### [Material]
+---+

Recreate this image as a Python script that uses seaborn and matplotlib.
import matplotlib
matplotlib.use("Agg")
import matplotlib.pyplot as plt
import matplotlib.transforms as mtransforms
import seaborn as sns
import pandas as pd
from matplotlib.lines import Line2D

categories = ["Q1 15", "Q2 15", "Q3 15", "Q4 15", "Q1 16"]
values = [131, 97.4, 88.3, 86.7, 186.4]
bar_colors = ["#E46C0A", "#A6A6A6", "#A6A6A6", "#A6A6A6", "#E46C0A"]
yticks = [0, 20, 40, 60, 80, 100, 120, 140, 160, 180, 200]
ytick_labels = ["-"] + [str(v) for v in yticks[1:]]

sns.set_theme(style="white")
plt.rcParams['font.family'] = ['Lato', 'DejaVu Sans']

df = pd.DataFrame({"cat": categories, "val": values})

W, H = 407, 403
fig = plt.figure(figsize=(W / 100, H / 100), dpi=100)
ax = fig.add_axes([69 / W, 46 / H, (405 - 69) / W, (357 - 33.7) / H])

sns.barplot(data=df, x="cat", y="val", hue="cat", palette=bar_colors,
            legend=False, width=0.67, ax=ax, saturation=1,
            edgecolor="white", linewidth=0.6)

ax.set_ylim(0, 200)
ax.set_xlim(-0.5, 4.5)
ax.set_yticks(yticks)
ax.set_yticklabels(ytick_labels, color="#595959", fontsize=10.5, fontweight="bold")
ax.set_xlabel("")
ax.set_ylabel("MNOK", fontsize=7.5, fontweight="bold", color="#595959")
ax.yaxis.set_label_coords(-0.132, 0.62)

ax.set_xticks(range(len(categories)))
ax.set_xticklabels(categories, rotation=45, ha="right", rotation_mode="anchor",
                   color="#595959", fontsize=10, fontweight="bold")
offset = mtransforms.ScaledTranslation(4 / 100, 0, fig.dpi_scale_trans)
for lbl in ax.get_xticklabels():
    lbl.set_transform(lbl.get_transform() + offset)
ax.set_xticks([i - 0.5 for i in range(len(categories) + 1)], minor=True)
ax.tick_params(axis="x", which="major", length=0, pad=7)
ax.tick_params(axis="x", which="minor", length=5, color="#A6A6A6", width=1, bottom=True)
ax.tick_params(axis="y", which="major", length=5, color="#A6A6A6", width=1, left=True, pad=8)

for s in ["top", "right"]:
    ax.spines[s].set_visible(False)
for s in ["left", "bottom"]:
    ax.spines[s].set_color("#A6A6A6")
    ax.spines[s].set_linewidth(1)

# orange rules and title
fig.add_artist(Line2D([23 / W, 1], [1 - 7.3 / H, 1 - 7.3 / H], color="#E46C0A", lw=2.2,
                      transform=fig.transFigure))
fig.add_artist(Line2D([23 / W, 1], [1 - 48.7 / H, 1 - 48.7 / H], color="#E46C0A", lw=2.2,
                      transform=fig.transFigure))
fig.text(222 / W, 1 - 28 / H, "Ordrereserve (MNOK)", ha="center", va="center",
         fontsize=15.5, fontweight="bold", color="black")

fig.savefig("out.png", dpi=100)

+---+

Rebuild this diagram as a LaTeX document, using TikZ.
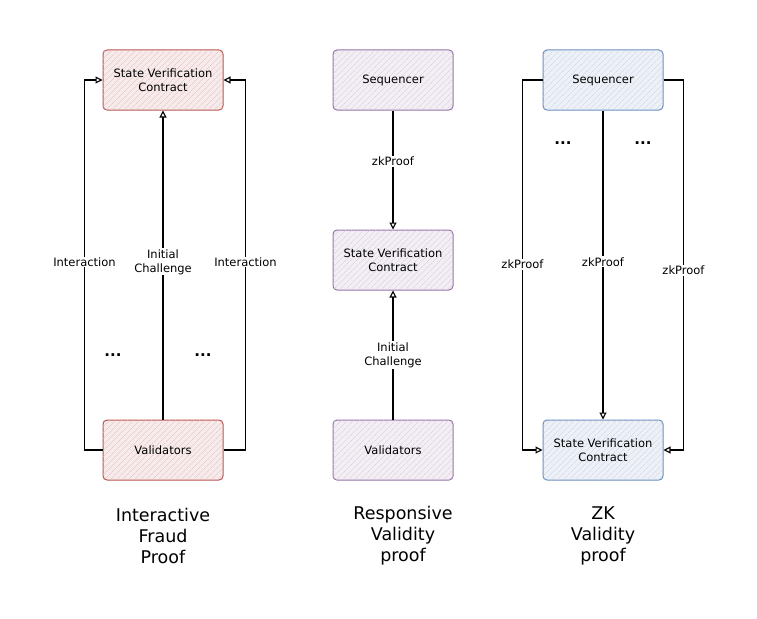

+---+

### [Problem to work on]
Using the data above, extract exactly the lines from the one that holds "Recreate this image" to the one that holds "from matplotlib.lines import Line2D", both ends included, and no others.

### [Result for this task]
Recreate this image as a Python script that uses seaborn and matplotlib.
import matplotlib
matplotlib.use("Agg")
import matplotlib.pyplot as plt
import matplotlib.transforms as mtransforms
import seaborn as sns
import pandas as pd
from matplotlib.lines import Line2D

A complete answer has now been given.